The IMF forecasts the economy will grow by 1% in 2024, rising to 2% in 2025 and 2026.

It also predicts that inflation will not return to the Bank of England’s target of 2% until mid-2025, which is later than it had forecast previously.

“Further monetary tightening will likely be needed,” the agency said, and interest rates “may have to remain high for longer to bring down inflation more assuredly”.

Earlier, Bank of England governor Andrew Bailey, told MPs on the Treasury Select Committee inflation had “turned the corner”.

However, he admitted that inflation is currently 0.8% higher than the Bank of England had expected in February, blaming the high price of food and goods like clothing and footwear as underlying reasons.

The Bank has put up interest rates 12 times in a row in an attempt to bring down inflation, but this has pushed up costs for many mortgage holders.

On interest rates, Mr Bailey said: “I can’t tell you whether we’re at the peak. I think we’re nearer to the peak than we were.”

With this IMF health check on the UK’s economic recovery, the chancellor gets some ammo in his battles with the opposition, inside and outside his party. The UK this year is no longer bottom of the G7 or G20 league tables.

The IMF also goes out of its way to praise UK progress, the Budget, and the response to banking pressures and the prime minister’s Northern Ireland Brexit deal.

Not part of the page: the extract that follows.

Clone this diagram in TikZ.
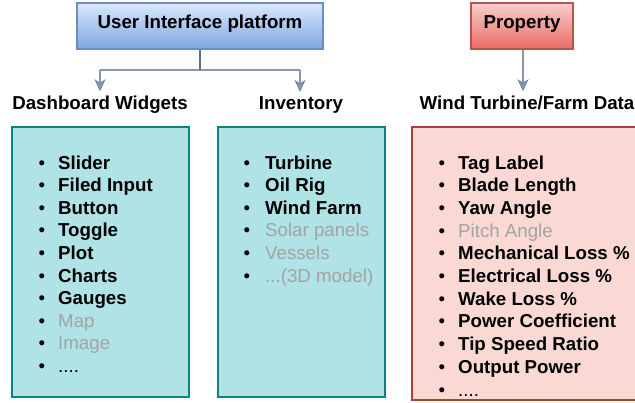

The result is a punchy upgrade within just a few weeks from decline of 0.3% to growth of 0.4%.

To be clear, this is closer to zero than normal growth, and definitely not sunlit uplands. But it does also significantly exceed the worst recessionary forecasts from around the time of the mini-budget, and the series of global crises.

The IMF also helped the chancellor in his battles with the right of the party over both Brexit and tax cuts. The Windsor Framework has boosted investment confidence, it said, and the time and place for changes to tax and spend policy had not come.

But the IMF also deployed a new key phrase, warning against “premature celebration” on inflation.

Its managing director Kristalina Georgieva told me: “What is most concerning is food prices. Even with energy prices, trimming down, staying as high as it is, it does mean that interest rates will have to remain higher for longer. The discussion around interest rates has somewhat shifted from ‘how high?’ to ‘for how long?'”

That was a clear hint that expectations that interest rates could be expected to fall within a year may be off the mark.

Sticky inflation, and especially food price inflation, is the enduring concern.

The IMF works to stabilise the global economy and one of its key roles is to act as an early economic warning system.

Last year, the fund openly criticised the short-lived plans by the UK government, then led by Liz Truss, for tax cuts. It said the measures, which were unveiled in September’s mini-budget but quickly scrapped, were likely to fuel the cost of living crisis.

One of the criticisms of the mini-budget was that there was no analysis from the government’s independent forecasting body, the Office for Budget Responsibility (OBR).

In its latest forecast, the IMF recommended that all major fiscal policy changes should be accompanied by OBR forecasts.

Borrowing jumps

Earlier on Tuesday, official figures showed UK government borrowing hit a higher-than-expected £25.6bn in April, the second-highest borrowing figure for the month since records began in 1993.

The borrowing figure – which represents the difference between spending and tax income – was £11.9bn more than for the same month last year, with inflation pushing up interest payments on debt partly to blame.

 

The Office for National Statistics said interest payments on central government debt hit £9.8bn in April. That was £3.1bn more than a year earlier, and was the highest April figure since monthly records began in 1997.

Inflation figures due on Wednesday are expected to show the rate falling below 10% for the first time since last July.